▶ _Raw data_:

════════════════════

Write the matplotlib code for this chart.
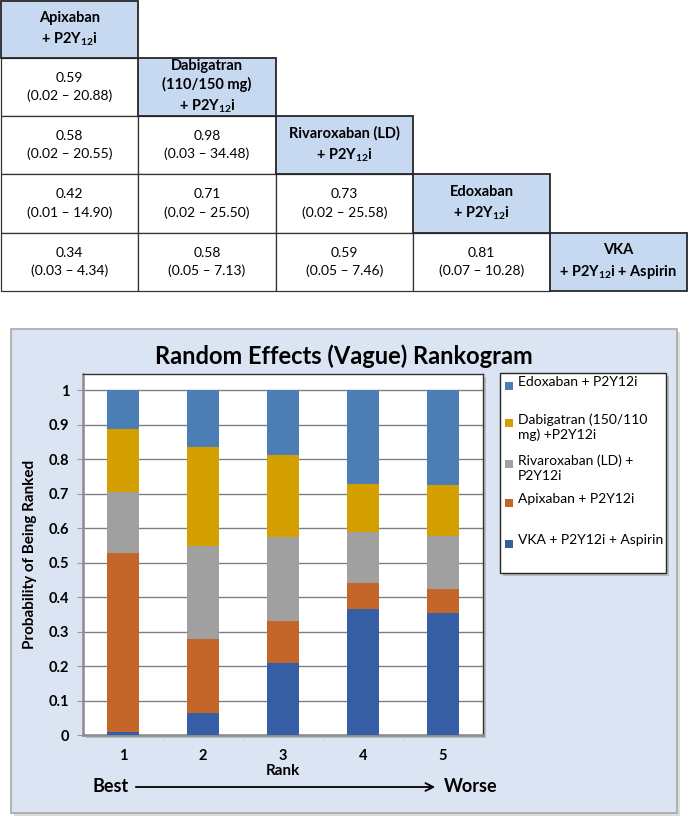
import matplotlib.pyplot as plt
import numpy as np
from matplotlib.patches import Rectangle

plt.rcParams['font.family'] = ['Lato', 'DejaVu Sans']
plt.rcParams['mathtext.fontset'] = 'custom'
plt.rcParams['mathtext.rm'] = 'Lato'
plt.rcParams['mathtext.bf'] = 'Lato:bold'

# league table (odds ratios with 95% CrI)
headers = [
    "Apixaban\n+ P2Y$_{\\mathbf{12}}$i",
    "Dabigatran\n(110/150 mg)\n+ P2Y$_{\\mathbf{12}}$i",
    "Rivaroxaban (LD)\n+ P2Y$_{\\mathbf{12}}$i",
    "Edoxaban\n+ P2Y$_{\\mathbf{12}}$i",
    "VKA\n+ P2Y$_{\\mathbf{12}}$i + Aspirin",
]
or_mean = [[], [0.59], [0.58, 0.98], [0.42, 0.71, 0.73], [0.34, 0.58, 0.59, 0.81]]
or_low = [[], [0.02], [0.02, 0.03], [0.01, 0.02, 0.02], [0.03, 0.05, 0.05, 0.07]]
or_high = [[], [20.88], [20.55, 34.48], [14.90, 25.50, 25.58], [4.34, 7.13, 7.46, 10.28]]

# rankogram
ranks = [1, 2, 3, 4, 5]
vka = [0.008, 0.063, 0.210, 0.365, 0.354]
apix = [0.519, 0.215, 0.121, 0.075, 0.070]
riva = [0.177, 0.271, 0.245, 0.149, 0.154]
dabi = [0.184, 0.288, 0.236, 0.140, 0.148]
edox = [0.112, 0.163, 0.188, 0.271, 0.274]
series = [vka, apix, riva, dabi, edox]
names = ["VKA + P2Y12i + Aspirin", "Apixaban + P2Y12i", "Rivaroxaban (LD) +\nP2Y12i",
         "Dabigatran (150/110\nmg) +P2Y12i", "Edoxaban + P2Y12i"]
colores = ["#355ea5", "#c4652a", "#a0a0a0", "#d4a000", "#4a7eb4"]

W, H = 689, 821
fig = plt.figure(figsize=(W / 100, H / 100), dpi=100)
bg = fig.add_axes([0, 0, 1, 1])
bg.set_xlim(0, W)
bg.set_ylim(H, 0)
bg.axis("off")

# table
col_x = [1, 138, 276, 413, 550, 687]
row_y = [1, 58, 116, 174, 233, 291]
for i in range(5):
    for j in range(i + 1):
        x0, x1 = col_x[j], col_x[j + 1]
        y0, y1 = row_y[i], row_y[i + 1]
        if i == j:
            bg.add_patch(Rectangle((x0, y0), x1 - x0, y1 - y0, facecolor="#c6d9f1",
                                   edgecolor="#262626", lw=1.3, zorder=3))
            bg.text((x0 + x1) / 2, (y0 + y1) / 2, headers[i], ha="center", va="center",
                    fontsize=10.5, fontweight="bold", linespacing=1.4, zorder=4)
        else:
            bg.add_patch(Rectangle((x0, y0), x1 - x0, y1 - y0, facecolor="white",
                                   edgecolor="#333333", lw=0.9, zorder=2))
            txt = f"{or_mean[i][j]:.2f}\n({or_low[i][j]:.2f} – {or_high[i][j]:.2f})"
            bg.text((x0 + x1) / 2, (y0 + y1) / 2, txt, ha="center", va="center",
                    fontsize=10, linespacing=1.55, zorder=4)

# panel
bg.add_patch(Rectangle((14, 332), 666, 484, facecolor="#b8b8b8", edgecolor="none", alpha=0.5))
bg.add_patch(Rectangle((11, 329), 666, 484, facecolor="#dbe4f2", edgecolor="#a8a8a8", lw=1.2))
bg.text(344, 356, "Random Effects (Vague) Rankogram", ha="center", va="center",
        fontsize=17, fontweight="bold")
# plot shadow
bg.add_patch(Rectangle((86, 377), 400, 361, facecolor="#a0a0a0", edgecolor="none", alpha=0.6))

# legend
bg.add_patch(Rectangle((503, 376), 166, 200, facecolor="#a0a0a0", edgecolor="none", alpha=0.6))
bg.add_patch(Rectangle((500, 373), 166, 200, facecolor="white", edgecolor="#262626", lw=1.0))
leg_y = [386, 423, 464, 503, 544]
for k, idx in enumerate([4, 3, 2, 1, 0]):
    bg.add_patch(Rectangle((505, leg_y[k] - 4), 8, 8, facecolor=colores[idx], edgecolor="none"))
    bg.text(518, leg_y[k] - 10, names[idx], ha="left", va="top", fontsize=10, linespacing=1.3)

# best -> worse
bg.text(93, 786, "Best", ha="left", va="center", fontsize=13, fontweight="bold")
bg.annotate("", xy=(438, 787), xytext=(133, 787),
            arrowprops=dict(arrowstyle="->", color="black", lw=1.3, mutation_scale=14))
bg.text(444, 786, "Worse", ha="left", va="center", fontsize=13, fontweight="bold")

# chart axes
ax = fig.add_axes([83 / W, (H - 735) / H, 400 / W, (735 - 374) / H])
ax.set_facecolor("white")
base = np.zeros(len(ranks))
for vals, c in zip(series, colores):
    ax.bar(ranks, vals, width=0.41, bottom=base, color=c, zorder=3)
    base += np.array(vals)

ax.set_xlim(0.5, 5.5)
ax.set_ylim(0, 1.0476)
ax.set_yticks(np.arange(0, 1.01, 0.1))
ax.set_yticklabels(["0", "0.1", "0.2", "0.3", "0.4", "0.5", "0.6", "0.7", "0.8", "0.9", "1"],
                   fontweight="bold", fontsize=10.5)
ax.set_xticks(ranks)
ax.set_xticklabels([str(r) for r in ranks], fontweight="bold", fontsize=10.5)
ax.set_xticks([1.5, 2.5, 3.5, 4.5], minor=True)
ax.tick_params(axis="x", which="major", length=0, pad=10)
ax.tick_params(axis="x", which="minor", length=4, color="#cccccc")
ax.tick_params(axis="y", length=4, color="#999999", pad=6)
ax.grid(True, axis="y", color="#808080", lw=1, zorder=0)
ax.set_ylabel("Probability of Being Ranked", fontweight="bold", fontsize=11, labelpad=8)
ax.set_xlabel("Rank", fontweight="bold", fontsize=11, labelpad=1)
for s in ["top", "right"]:
    ax.spines[s].set_color("#333333")
    ax.spines[s].set_linewidth(1)
for s in ["left", "bottom"]:
    ax.spines[s].set_color("#8c8c8c")
    ax.spines[s].set_linewidth(1.8)

fig.savefig("out.png", dpi=100)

════════════════════

▶ _Exercise_:
Exactly as they appear, print the lines of the listing above from its first line through the line that contains "plt.rcParams['mathtext.bf'] = 'Lato:bold'", minus the pictures.

▶ _Solution_:
Write the matplotlib code for this chart.
import matplotlib.pyplot as plt
import numpy as np
from matplotlib.patches import Rectangle

plt.rcParams['font.family'] = ['Lato', 'DejaVu Sans']
plt.rcParams['mathtext.fontset'] = 'custom'
plt.rcParams['mathtext.rm'] = 'Lato'
plt.rcParams['mathtext.bf'] = 'Lato:bold'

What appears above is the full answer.